C’est en 1877 que fut publié L’Art d’être grand-père. Il ne faut pas s’en tenir au titre de ce recueil très riche et qui, partant des enfants et de l’émerveillement d’un homme touché par des deuils nombreux, dépasse de loin les anecdotes et pensées immédiates. Il y a, dans l’ensemble des poèmes réunis, des textes simples et accessibles tels ceux que l’on apprenait à l’école autrefois : « Jeanne était au pain sec dans le cabinet noir, / Pour un crime quelconque, et, manquant au devoir,/ J’allai voir la proscrite en pleine forfaiture, / Et lui glissai dans l’ombre un pot de confiture / Contraire aux lois (…). »
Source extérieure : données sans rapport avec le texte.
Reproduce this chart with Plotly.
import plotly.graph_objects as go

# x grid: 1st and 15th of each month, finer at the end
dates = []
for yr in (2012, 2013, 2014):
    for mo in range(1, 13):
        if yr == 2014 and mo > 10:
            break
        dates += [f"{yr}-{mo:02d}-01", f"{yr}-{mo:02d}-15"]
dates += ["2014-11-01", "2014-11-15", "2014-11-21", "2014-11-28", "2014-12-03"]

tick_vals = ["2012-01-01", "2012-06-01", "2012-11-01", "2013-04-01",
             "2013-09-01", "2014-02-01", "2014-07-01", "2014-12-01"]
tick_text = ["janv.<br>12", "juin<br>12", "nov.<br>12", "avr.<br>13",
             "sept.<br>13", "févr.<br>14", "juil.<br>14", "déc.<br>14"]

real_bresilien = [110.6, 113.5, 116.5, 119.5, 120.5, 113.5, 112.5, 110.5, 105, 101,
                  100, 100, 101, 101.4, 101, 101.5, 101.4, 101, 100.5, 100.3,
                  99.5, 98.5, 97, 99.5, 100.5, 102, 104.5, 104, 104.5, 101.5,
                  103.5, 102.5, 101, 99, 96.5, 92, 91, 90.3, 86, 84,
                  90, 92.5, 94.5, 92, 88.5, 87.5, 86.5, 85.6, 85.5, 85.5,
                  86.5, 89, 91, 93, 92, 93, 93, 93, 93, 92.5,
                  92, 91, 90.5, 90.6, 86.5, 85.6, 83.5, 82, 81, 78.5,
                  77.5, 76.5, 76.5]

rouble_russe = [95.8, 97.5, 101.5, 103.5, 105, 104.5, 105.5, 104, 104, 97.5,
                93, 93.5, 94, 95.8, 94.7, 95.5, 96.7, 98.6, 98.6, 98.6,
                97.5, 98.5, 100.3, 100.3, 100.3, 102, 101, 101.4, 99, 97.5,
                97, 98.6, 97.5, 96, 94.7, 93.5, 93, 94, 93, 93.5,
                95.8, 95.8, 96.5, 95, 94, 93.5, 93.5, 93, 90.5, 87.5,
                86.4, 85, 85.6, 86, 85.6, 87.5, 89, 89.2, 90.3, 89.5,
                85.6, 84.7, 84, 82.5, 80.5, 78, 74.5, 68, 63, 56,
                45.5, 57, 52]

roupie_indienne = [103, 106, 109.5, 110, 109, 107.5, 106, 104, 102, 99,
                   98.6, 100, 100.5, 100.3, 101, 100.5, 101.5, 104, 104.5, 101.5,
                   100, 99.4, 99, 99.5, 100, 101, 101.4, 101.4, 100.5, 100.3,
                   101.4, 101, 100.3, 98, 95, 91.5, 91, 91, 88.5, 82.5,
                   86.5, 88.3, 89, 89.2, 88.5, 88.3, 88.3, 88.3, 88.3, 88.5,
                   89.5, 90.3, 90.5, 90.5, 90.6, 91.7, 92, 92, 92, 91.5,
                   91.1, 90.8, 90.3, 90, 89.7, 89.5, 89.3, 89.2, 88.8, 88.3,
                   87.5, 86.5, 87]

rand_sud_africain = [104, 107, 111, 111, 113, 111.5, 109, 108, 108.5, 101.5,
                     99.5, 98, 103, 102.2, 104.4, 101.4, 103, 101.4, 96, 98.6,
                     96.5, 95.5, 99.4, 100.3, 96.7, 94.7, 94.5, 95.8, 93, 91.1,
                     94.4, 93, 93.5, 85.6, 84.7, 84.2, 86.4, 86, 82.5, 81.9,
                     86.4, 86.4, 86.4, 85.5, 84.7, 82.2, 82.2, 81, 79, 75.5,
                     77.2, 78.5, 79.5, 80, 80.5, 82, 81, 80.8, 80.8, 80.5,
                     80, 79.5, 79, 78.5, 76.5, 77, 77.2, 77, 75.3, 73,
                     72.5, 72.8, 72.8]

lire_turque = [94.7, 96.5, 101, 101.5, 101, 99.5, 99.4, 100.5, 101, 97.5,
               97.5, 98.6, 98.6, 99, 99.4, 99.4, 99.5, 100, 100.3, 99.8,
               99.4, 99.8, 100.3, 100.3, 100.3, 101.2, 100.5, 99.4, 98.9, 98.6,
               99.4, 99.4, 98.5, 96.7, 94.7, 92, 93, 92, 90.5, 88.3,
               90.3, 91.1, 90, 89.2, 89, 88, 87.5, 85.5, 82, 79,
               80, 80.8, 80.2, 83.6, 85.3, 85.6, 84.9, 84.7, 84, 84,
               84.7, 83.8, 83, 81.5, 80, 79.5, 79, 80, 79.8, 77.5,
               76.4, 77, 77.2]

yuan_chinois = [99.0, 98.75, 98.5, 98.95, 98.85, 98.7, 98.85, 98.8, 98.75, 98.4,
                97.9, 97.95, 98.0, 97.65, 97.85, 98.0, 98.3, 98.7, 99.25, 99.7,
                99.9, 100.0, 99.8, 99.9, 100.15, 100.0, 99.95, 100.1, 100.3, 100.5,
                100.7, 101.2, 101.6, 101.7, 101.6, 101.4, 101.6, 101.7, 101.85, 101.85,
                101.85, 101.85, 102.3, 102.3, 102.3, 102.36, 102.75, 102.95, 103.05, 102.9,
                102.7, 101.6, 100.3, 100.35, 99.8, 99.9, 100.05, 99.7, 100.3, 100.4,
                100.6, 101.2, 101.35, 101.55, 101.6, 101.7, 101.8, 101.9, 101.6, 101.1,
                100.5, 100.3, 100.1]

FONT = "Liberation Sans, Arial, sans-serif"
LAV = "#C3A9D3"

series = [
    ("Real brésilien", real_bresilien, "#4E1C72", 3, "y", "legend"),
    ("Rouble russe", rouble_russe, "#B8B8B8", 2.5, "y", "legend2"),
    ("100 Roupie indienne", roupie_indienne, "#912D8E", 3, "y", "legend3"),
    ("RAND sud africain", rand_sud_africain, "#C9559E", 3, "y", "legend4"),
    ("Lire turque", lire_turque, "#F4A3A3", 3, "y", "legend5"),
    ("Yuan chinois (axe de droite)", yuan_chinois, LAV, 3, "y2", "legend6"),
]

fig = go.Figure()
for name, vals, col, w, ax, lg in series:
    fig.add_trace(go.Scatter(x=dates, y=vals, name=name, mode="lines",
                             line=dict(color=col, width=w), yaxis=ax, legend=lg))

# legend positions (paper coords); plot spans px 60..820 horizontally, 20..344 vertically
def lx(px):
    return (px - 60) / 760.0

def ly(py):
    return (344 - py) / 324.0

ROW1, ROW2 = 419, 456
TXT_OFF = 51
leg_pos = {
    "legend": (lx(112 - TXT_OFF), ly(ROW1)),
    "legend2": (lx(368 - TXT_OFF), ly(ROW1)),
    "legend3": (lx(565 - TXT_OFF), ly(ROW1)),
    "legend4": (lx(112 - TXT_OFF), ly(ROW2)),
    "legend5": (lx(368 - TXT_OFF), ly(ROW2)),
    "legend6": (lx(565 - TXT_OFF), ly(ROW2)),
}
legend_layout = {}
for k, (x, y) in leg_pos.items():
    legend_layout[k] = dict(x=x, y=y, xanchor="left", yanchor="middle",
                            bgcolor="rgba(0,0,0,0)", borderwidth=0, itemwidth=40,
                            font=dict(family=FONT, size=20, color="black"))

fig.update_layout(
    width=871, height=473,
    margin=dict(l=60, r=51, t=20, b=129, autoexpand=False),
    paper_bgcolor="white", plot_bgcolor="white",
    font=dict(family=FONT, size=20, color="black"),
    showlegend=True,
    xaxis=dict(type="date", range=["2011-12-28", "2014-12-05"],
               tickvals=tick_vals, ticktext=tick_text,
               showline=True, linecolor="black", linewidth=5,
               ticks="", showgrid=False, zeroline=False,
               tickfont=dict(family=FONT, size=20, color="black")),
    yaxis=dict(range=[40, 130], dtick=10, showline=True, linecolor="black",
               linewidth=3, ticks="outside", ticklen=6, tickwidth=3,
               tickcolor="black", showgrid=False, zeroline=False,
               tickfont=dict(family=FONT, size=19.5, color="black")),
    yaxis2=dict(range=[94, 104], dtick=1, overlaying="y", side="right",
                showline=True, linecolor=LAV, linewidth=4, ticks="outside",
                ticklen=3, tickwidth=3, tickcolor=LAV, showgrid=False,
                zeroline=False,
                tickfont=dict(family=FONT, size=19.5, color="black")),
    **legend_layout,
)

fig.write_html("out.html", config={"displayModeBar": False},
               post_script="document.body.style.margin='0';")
Et puis il y a également, des pages puissantes et d’une encre sombre, celle qui rappelle les dessins tourmentés. Des pages profondes, qui ne se contentent pas de nous raconter les plaisirs et les jours de la petite enfance. Des pages qui interrogent le monde, le sens de la vie. Victor Hugo est un homme, comme il le dit à son retour d’exil : « vieux, faible et vaincu », ainsi que le rappelle Jean-Claude Drouot dans la présentation de son spectacle.
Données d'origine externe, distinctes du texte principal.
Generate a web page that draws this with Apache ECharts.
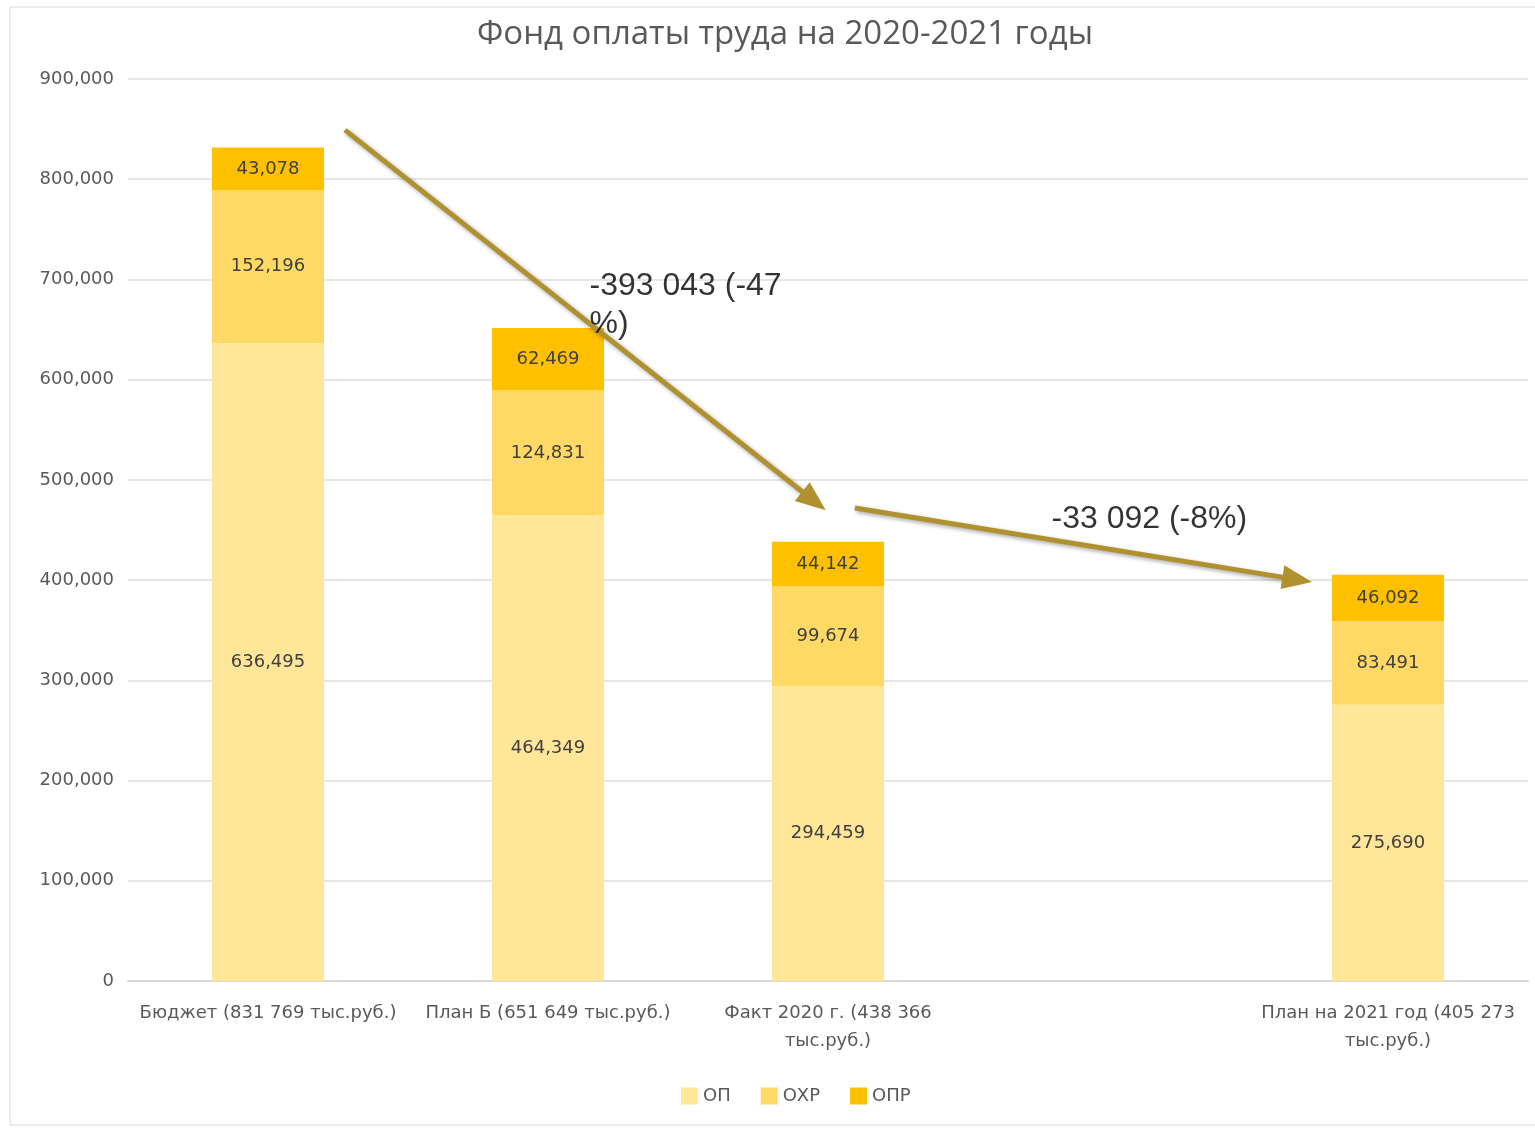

Il est enveloppé de morts. Léopoldine s’est noyée en 1843 à Villequier. Elle avait 19 ans. Sa femme Adèle Foucher s’est éteinte en 1868, avant même d’avoir 65 ans. Son fils Charles meurt à 44 ans, en 1871, son fils François-Victor, le traducteur de Shakespeare, meurt en 1873, à 45 ans. Quant à Adèle, sa fille, elle est déclarée « folle » en 1872. Que de malheurs, que de chagrins pour cet homme toujours tourné vers les autres, qui défendra toujours les humbles, les fragiles. Lui, il a encore quelques années à vivre. Il s’éteint le 22 mai 1885.
Ses bonheurs, ce sont donc ces deux enfants, le grand frère et la petite sœur, ses petits enfants chéris qu’il observe avec tendresse et, répétons-le, émerveillement. Mais il sait, ce grand homme, que dans l’innocence, la candeur, la spontanéité, il y a l’horizon des grandes questions de l’existence.
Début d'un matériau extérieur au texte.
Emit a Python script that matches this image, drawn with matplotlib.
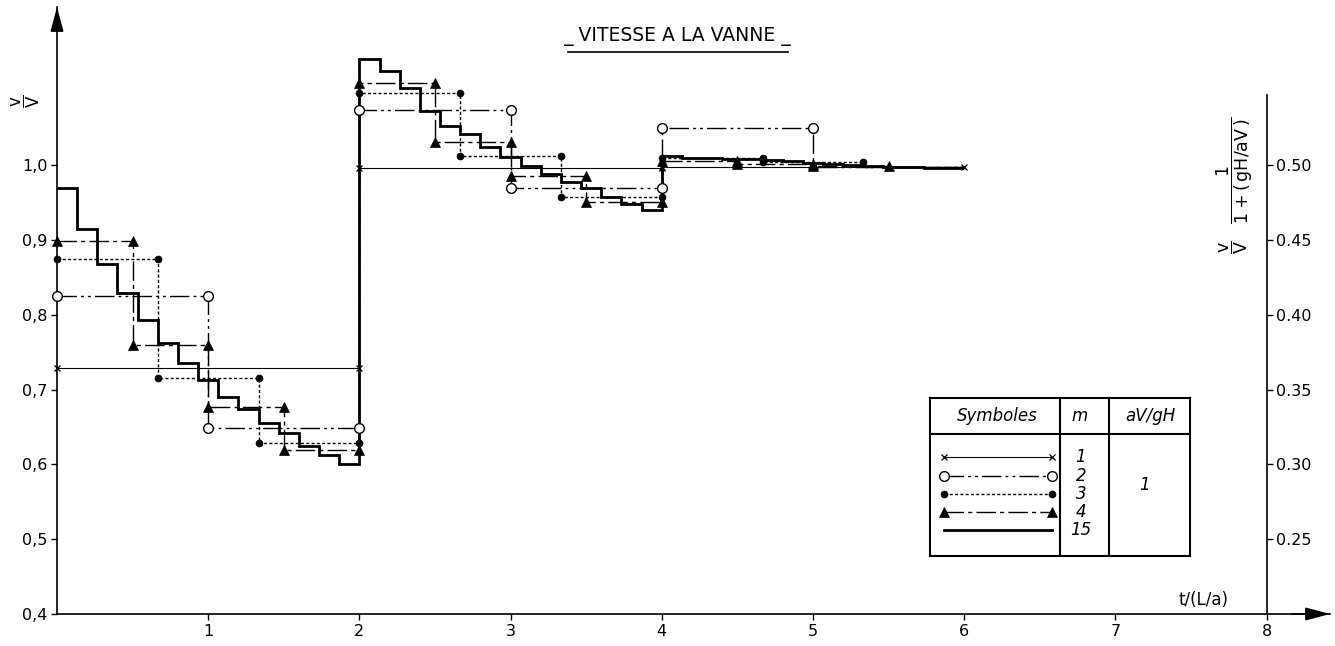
import numpy as np
import matplotlib
matplotlib.use("Agg")
import matplotlib.pyplot as plt
from matplotlib.lines import Line2D

# ---------------- data ----------------
t_end = 6.0
m1_values = [0.729, 0.996, 0.998]
m2_values = [0.825, 0.648, 1.074, 0.970, 1.050, 0.998]
m3_values = [0.875, 0.716, 0.628, 1.097, 1.012, 0.957, 1.010, 1.004, 0.998]
m4_values = [0.899, 0.760, 0.677, 0.619, 1.110, 1.031, 0.986, 0.951,
             1.005, 1.002, 0.999, 0.998]
m15_values = [0.970, 0.915, 0.868, 0.829, 0.793, 0.762, 0.736, 0.713,
              0.690, 0.674, 0.655, 0.642, 0.625, 0.613, 0.600,
              1.142, 1.126, 1.103, 1.072, 1.052, 1.042, 1.024, 1.011,
              0.999, 0.988, 0.978, 0.970, 0.957, 0.948, 0.940,
              1.012, 1.010, 1.009, 1.008, 1.008, 1.007, 1.005, 1.003,
              1.001, 1.000, 0.999, 0.998, 0.997, 0.996, 0.996]
marked_steps = {1: 3, 2: 5, 3: 8, 4: 11, 15: 0}
legend_m = ["1", "2", "3", "4", "15"]
legend_aV_gH = "1"

x_ticks = [1, 2, 3, 4, 5, 6, 7, 8]
x_tick_labels = ["1", "2", "3", "4", "5", "6", "7", "8"]
y_ticks = [0.4, 0.5, 0.6, 0.7, 0.8, 0.9, 1.0]
y_tick_labels = ["0,4", "0,5", "0,6", "0,7", "0,8", "0,9", "1,0"]
r_ticks = [0.25, 0.30, 0.35, 0.40, 0.45, 0.50]
r_tick_labels = ["0.25", "0.30", "0.35", "0.40", "0.45", "0.50"]

title = "_ VITESSE A LA VANNE _"
xlabel = "t/(L/a)"

# ---------------- styles ----------------
styles = {
    1: dict(lw=0.8, ls="-", marker="x", ms=5, mfc="k", mew=0.9),
    2: dict(lw=1.0, ls=(0, (14, 3, 2, 3, 2, 3)), marker="o", ms=7, mfc="white", mew=1.0),
    3: dict(lw=1.0, ls=(0, (2.2, 1.6)), marker="o", ms=5, mfc="k", mew=0.5),
    4: dict(lw=1.0, ls=(0, (14, 3, 3, 3)), marker="^", ms=6.5, mfc="k", mew=0.5),
    15: dict(lw=2.0, ls="-", marker=None, ms=0, mfc="k", mew=0),
}
series = {1: m1_values, 2: m2_values, 3: m3_values, 4: m4_values, 15: m15_values}

plt.rcParams["font.family"] = ["DejaVu Sans"]
plt.rcParams["mathtext.fontset"] = "dejavusans"
plt.rcParams["mathtext.default"] = "regular"

W, H = 1335, 646
fig = plt.figure(figsize=(W / 100, H / 100), dpi=100)
fig.patch.set_facecolor("white")

def fx(px):
    return px / W

def fy(py):
    return 1 - py / H

ax = fig.add_axes([fx(57), fy(614), (1330 - 57) / W, (614 - 7) / H])
ax.set_xlim(0, 8.42)
ax.set_ylim(0.4, 1.2115)

for m, vals in series.items():
    st = styles[m]
    vals = np.asarray(vals)
    edges = np.linspace(0, t_end, len(vals) + 1)
    ax.stairs(vals, edges, baseline=None, color="k", lw=st["lw"],
              linestyle=st["ls"], zorder=3 if m == 15 else 2)
    k = marked_steps[m]
    if k and st["marker"]:
        xs = np.column_stack([edges[:k], edges[1:k + 1]]).ravel()
        ys = np.repeat(vals[:k], 2)
        ax.plot(xs, ys, ls="none", marker=st["marker"], ms=st["ms"],
                mfc=st["mfc"], mec="k", mew=st["mew"], zorder=4, clip_on=False)

# spines / ticks
for s in ["top", "right"]:
    ax.spines[s].set_visible(False)
ax.spines["left"].set_linewidth(1.2)
ax.spines["bottom"].set_linewidth(1.2)
ax.set_xticks(x_ticks)
ax.set_xticklabels(x_tick_labels)
ax.set_yticks(y_ticks)
ax.set_yticklabels(y_tick_labels)
ax.tick_params(axis="both", direction="out", length=4, width=1.0,
               labelsize=11.5, pad=3)

# arrow heads of axes
ax.annotate("", xy=(0, 1), xycoords="axes fraction", xytext=(0, 0.96),
            arrowprops=dict(arrowstyle="-|>,head_length=1.5,head_width=0.4",
                            color="k", lw=1.2, shrinkA=0, shrinkB=0))
ax.annotate("", xy=(1, 0), xycoords="axes fraction", xytext=(0.97, 0),
            arrowprops=dict(arrowstyle="-|>,head_length=1.5,head_width=0.4",
                            color="k", lw=1.2, shrinkA=0, shrinkB=0))

# right axis (v/V * 1/(1+gH/aV))
ax2 = ax.twinx()
ax2.set_ylim(0.2, 1.2115 / 2)
for s in ["top", "left", "bottom"]:
    ax2.spines[s].set_visible(False)
ax2.spines["right"].set_position(("data", 8))
ax2.spines["right"].set_bounds(0.2, 0.547)
ax2.spines["right"].set_linewidth(1.2)
ax2.set_yticks(r_ticks)
ax2.set_yticklabels(r_tick_labels)
ax2.tick_params(axis="y", direction="out", length=4, width=1.0,
                labelsize=11.5, pad=3)

ax.text(7.75, 0.407, xlabel, ha="right", va="bottom", fontsize=12)

# axis labels
fig.text(fx(26), fy(101), r"$\dfrac{v}{V}$", rotation=90, fontsize=12,
         ha="center", va="center")
fig.text(fx(1235), fy(185), r"$\dfrac{v}{V}\quad\dfrac{1}{1+(\,gH/aV\,)}$",
         rotation=90, fontsize=12.5, ha="center", va="center")

# title
fig.text(fx(677), fy(37), title, ha="center", va="center", fontsize=13.5)
fig.add_artist(Line2D([fx(568), fx(788)], [fy(52), fy(52)], color="k", lw=1.2,
                      transform=fig.transFigure))

# legend table
def fline(x0, y0, x1, y1, **kw):
    fig.add_artist(Line2D([fx(x0), fx(x1)], [fy(y0), fy(y1)],
                          transform=fig.transFigure, **kw))

lw_box = 1.5
fline(930, 398, 1190, 398, color="k", lw=lw_box)
fline(930, 556, 1190, 556, color="k", lw=lw_box)
fline(930, 398, 930, 556, color="k", lw=lw_box)
fline(1190, 398, 1190, 556, color="k", lw=lw_box)
fline(930, 434, 1190, 434, color="k", lw=lw_box)
fline(1060, 398, 1060, 556, color="k", lw=lw_box)
fline(1109, 398, 1109, 556, color="k", lw=lw_box)

fig.text(fx(997), fy(416), "Symboles", style="italic", ha="center", va="center", fontsize=12)
fig.text(fx(1080), fy(416), "m", style="italic", ha="center", va="center", fontsize=12)
fig.text(fx(1150), fy(416), "aV/gH", style="italic", ha="center", va="center", fontsize=12)

row_y = [457, 476, 494, 512, 530]
for (m, lab, yy) in zip([1, 2, 3, 4, 15], legend_m, row_y):
    st = styles[m]
    fline(944, yy, 1052, yy, color="k", lw=st["lw"], linestyle=st["ls"],
          marker=st["marker"] if st["marker"] else "None", ms=st["ms"],
          mfc=st["mfc"], mec="k", mew=st["mew"])
    fig.text(fx(1081), fy(yy), lab, style="italic", ha="center", va="center", fontsize=12)
fig.text(fx(1145), fy(485), legend_aV_gH, style="italic", ha="center", va="center", fontsize=12)

fig.savefig("out.png", dpi=100, facecolor="white")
C’est pourquoi certains poèmes sont difficiles. Ils ne coulent pas de source et exigent une grande attention.
Dans un décor chaleureux, Jean-Claude Drouot offre une traversée de L’Art d’être grand-père avec délicatesse. Pas de petits enfants, auprès de lui. Mais des poupées. Et surtout, son art de dire, d’être ému avec noblesse, de toute son âme de grand comédien qui a servi, tout au long de sa vie, les plus grands textes, les plus grands écrivains. Il aurait pu faire une carrière cinématographique importante. Mais il a donné sa préférence au théâtre. On a revu Le Bonheur au moment de la mort d’Agnès Varda. Jean-Claude Drouot a perdu sa femme, il y a peu. Il y a tout cela dans ce moment de probité et d’émotion, aussi simple que bouleversant.
« Moi qu’un petit
enfant rend tout à fait stupide,
J’en ai deux; George et Jeanne; et je prends l’un pour guide
Et l’autre pour lumière, et j’accours à leur voix,
Vu que George a deux ans et que Jeanne a dix mois. » Et répétons-le,
ce grand Hugo, si bien servi par Jean-Claude Drouot, nous entraîne bien
au-delà, dans les cieux immenses et les mystères de la vie, de l’existence.
Lucernaire, théâtre noir, à 18h3 0, du mardi au samedi, à 15h00 le dimanche. Durée : 1h10. Jusqu’au 2 janvier. Tél : 01 45 44 57 34.